■ What you have to do:
Reproduce the full listing below unchanged, apart from the pictures.

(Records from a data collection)
——

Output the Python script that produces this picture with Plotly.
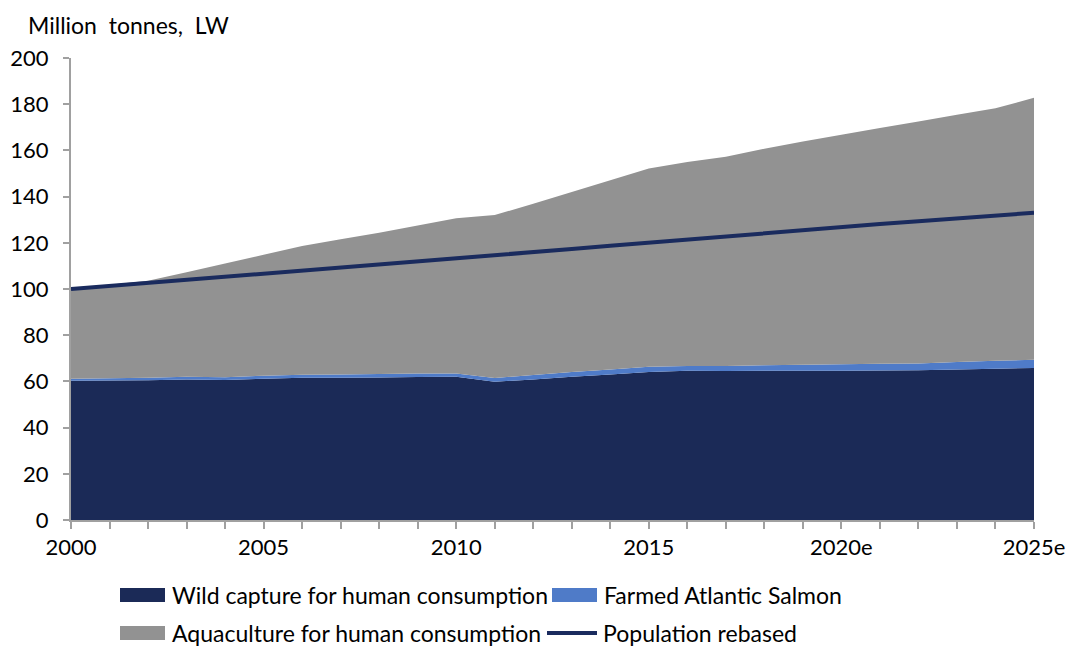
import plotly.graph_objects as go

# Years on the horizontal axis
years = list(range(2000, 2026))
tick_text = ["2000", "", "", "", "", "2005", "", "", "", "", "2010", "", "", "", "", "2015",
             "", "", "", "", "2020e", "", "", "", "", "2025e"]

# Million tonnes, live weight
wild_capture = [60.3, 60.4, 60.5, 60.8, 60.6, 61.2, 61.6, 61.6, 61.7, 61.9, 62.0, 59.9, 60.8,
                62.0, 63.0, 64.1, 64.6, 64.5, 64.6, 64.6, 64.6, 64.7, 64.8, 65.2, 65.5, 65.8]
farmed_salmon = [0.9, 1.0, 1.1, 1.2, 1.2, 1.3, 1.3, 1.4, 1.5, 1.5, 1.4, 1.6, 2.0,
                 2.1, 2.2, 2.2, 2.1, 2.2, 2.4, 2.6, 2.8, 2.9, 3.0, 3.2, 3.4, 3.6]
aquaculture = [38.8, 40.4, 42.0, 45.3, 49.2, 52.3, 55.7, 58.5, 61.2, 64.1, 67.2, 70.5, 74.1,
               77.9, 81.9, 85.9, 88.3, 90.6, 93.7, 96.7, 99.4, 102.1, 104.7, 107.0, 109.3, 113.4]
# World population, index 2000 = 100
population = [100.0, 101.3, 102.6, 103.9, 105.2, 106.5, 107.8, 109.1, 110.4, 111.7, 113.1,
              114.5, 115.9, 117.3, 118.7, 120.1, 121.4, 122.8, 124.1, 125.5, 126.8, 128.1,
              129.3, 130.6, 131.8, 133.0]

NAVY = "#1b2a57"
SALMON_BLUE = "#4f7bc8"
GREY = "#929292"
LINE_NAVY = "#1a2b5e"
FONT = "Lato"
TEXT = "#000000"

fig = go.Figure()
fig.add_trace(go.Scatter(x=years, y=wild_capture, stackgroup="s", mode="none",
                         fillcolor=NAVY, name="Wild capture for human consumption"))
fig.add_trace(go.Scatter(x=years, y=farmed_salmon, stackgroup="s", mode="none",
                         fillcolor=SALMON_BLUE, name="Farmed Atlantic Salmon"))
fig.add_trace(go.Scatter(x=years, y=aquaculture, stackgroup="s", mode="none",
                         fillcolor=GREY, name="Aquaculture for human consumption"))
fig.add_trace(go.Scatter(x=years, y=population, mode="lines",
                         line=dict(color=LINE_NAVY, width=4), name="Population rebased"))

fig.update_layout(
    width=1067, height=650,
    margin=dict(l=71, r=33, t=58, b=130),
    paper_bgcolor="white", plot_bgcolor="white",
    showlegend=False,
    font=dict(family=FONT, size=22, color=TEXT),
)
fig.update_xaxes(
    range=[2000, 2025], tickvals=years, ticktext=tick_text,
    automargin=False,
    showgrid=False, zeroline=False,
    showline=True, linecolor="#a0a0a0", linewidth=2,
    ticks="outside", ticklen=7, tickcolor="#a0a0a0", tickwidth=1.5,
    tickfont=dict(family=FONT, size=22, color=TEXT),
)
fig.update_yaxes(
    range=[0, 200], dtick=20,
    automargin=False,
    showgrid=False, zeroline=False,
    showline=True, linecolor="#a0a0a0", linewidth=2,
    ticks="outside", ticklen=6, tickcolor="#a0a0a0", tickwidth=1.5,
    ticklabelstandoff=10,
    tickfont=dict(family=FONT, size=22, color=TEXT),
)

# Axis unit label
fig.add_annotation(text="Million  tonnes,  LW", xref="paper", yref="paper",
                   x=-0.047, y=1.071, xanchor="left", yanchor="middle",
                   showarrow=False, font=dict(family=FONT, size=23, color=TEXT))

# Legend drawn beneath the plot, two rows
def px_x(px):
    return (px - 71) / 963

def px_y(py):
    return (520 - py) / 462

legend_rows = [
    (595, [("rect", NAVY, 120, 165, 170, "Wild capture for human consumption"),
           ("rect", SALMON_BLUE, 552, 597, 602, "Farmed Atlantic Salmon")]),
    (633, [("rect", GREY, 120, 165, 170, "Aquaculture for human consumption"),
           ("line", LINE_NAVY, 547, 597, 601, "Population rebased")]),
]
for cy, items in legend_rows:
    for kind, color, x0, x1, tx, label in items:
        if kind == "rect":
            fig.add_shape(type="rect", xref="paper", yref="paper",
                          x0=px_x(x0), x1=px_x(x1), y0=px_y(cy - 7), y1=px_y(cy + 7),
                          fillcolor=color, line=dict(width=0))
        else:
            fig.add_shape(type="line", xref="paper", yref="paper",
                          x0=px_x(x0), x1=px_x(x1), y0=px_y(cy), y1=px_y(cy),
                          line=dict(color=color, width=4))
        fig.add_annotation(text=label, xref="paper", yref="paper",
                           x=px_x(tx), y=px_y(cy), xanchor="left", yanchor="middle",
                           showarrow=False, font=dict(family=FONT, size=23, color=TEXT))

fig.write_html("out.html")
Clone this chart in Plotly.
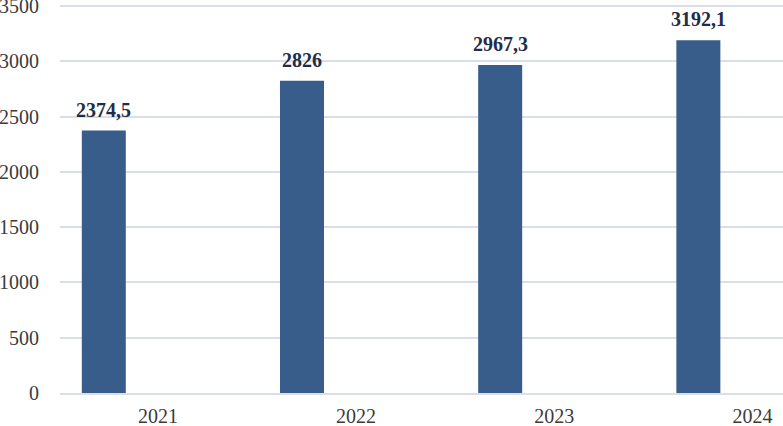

——

■ Complete output:
Output the Python script that produces this picture with Plotly.
import plotly.graph_objects as go

# Years on the horizontal axis
years = list(range(2000, 2026))
tick_text = ["2000", "", "", "", "", "2005", "", "", "", "", "2010", "", "", "", "", "2015",
             "", "", "", "", "2020e", "", "", "", "", "2025e"]

# Million tonnes, live weight
wild_capture = [60.3, 60.4, 60.5, 60.8, 60.6, 61.2, 61.6, 61.6, 61.7, 61.9, 62.0, 59.9, 60.8,
                62.0, 63.0, 64.1, 64.6, 64.5, 64.6, 64.6, 64.6, 64.7, 64.8, 65.2, 65.5, 65.8]
farmed_salmon = [0.9, 1.0, 1.1, 1.2, 1.2, 1.3, 1.3, 1.4, 1.5, 1.5, 1.4, 1.6, 2.0,
                 2.1, 2.2, 2.2, 2.1, 2.2, 2.4, 2.6, 2.8, 2.9, 3.0, 3.2, 3.4, 3.6]
aquaculture = [38.8, 40.4, 42.0, 45.3, 49.2, 52.3, 55.7, 58.5, 61.2, 64.1, 67.2, 70.5, 74.1,
               77.9, 81.9, 85.9, 88.3, 90.6, 93.7, 96.7, 99.4, 102.1, 104.7, 107.0, 109.3, 113.4]
# World population, index 2000 = 100
population = [100.0, 101.3, 102.6, 103.9, 105.2, 106.5, 107.8, 109.1, 110.4, 111.7, 113.1,
              114.5, 115.9, 117.3, 118.7, 120.1, 121.4, 122.8, 124.1, 125.5, 126.8, 128.1,
              129.3, 130.6, 131.8, 133.0]

NAVY = "#1b2a57"
SALMON_BLUE = "#4f7bc8"
GREY = "#929292"
LINE_NAVY = "#1a2b5e"
FONT = "Lato"
TEXT = "#000000"

fig = go.Figure()
fig.add_trace(go.Scatter(x=years, y=wild_capture, stackgroup="s", mode="none",
                         fillcolor=NAVY, name="Wild capture for human consumption"))
fig.add_trace(go.Scatter(x=years, y=farmed_salmon, stackgroup="s", mode="none",
                         fillcolor=SALMON_BLUE, name="Farmed Atlantic Salmon"))
fig.add_trace(go.Scatter(x=years, y=aquaculture, stackgroup="s", mode="none",
                         fillcolor=GREY, name="Aquaculture for human consumption"))
fig.add_trace(go.Scatter(x=years, y=population, mode="lines",
                         line=dict(color=LINE_NAVY, width=4), name="Population rebased"))

fig.update_layout(
    width=1067, height=650,
    margin=dict(l=71, r=33, t=58, b=130),
    paper_bgcolor="white", plot_bgcolor="white",
    showlegend=False,
    font=dict(family=FONT, size=22, color=TEXT),
)
fig.update_xaxes(
    range=[2000, 2025], tickvals=years, ticktext=tick_text,
    automargin=False,
    showgrid=False, zeroline=False,
    showline=True, linecolor="#a0a0a0", linewidth=2,
    ticks="outside", ticklen=7, tickcolor="#a0a0a0", tickwidth=1.5,
    tickfont=dict(family=FONT, size=22, color=TEXT),
)
fig.update_yaxes(
    range=[0, 200], dtick=20,
    automargin=False,
    showgrid=False, zeroline=False,
    showline=True, linecolor="#a0a0a0", linewidth=2,
    ticks="outside", ticklen=6, tickcolor="#a0a0a0", tickwidth=1.5,
    ticklabelstandoff=10,
    tickfont=dict(family=FONT, size=22, color=TEXT),
)

# Axis unit label
fig.add_annotation(text="Million  tonnes,  LW", xref="paper", yref="paper",
                   x=-0.047, y=1.071, xanchor="left", yanchor="middle",
                   showarrow=False, font=dict(family=FONT, size=23, color=TEXT))

# Legend drawn beneath the plot, two rows
def px_x(px):
    return (px - 71) / 963

def px_y(py):
    return (520 - py) / 462

legend_rows = [
    (595, [("rect", NAVY, 120, 165, 170, "Wild capture for human consumption"),
           ("rect", SALMON_BLUE, 552, 597, 602, "Farmed Atlantic Salmon")]),
    (633, [("rect", GREY, 120, 165, 170, "Aquaculture for human consumption"),
           ("line", LINE_NAVY, 547, 597, 601, "Population rebased")]),
]
for cy, items in legend_rows:
    for kind, color, x0, x1, tx, label in items:
        if kind == "rect":
            fig.add_shape(type="rect", xref="paper", yref="paper",
                          x0=px_x(x0), x1=px_x(x1), y0=px_y(cy - 7), y1=px_y(cy + 7),
                          fillcolor=color, line=dict(width=0))
        else:
            fig.add_shape(type="line", xref="paper", yref="paper",
                          x0=px_x(x0), x1=px_x(x1), y0=px_y(cy), y1=px_y(cy),
                          line=dict(color=color, width=4))
        fig.add_annotation(text=label, xref="paper", yref="paper",
                           x=px_x(tx), y=px_y(cy), xanchor="left", yanchor="middle",
                           showarrow=False, font=dict(family=FONT, size=23, color=TEXT))

fig.write_html("out.html")
Clone this chart in Plotly.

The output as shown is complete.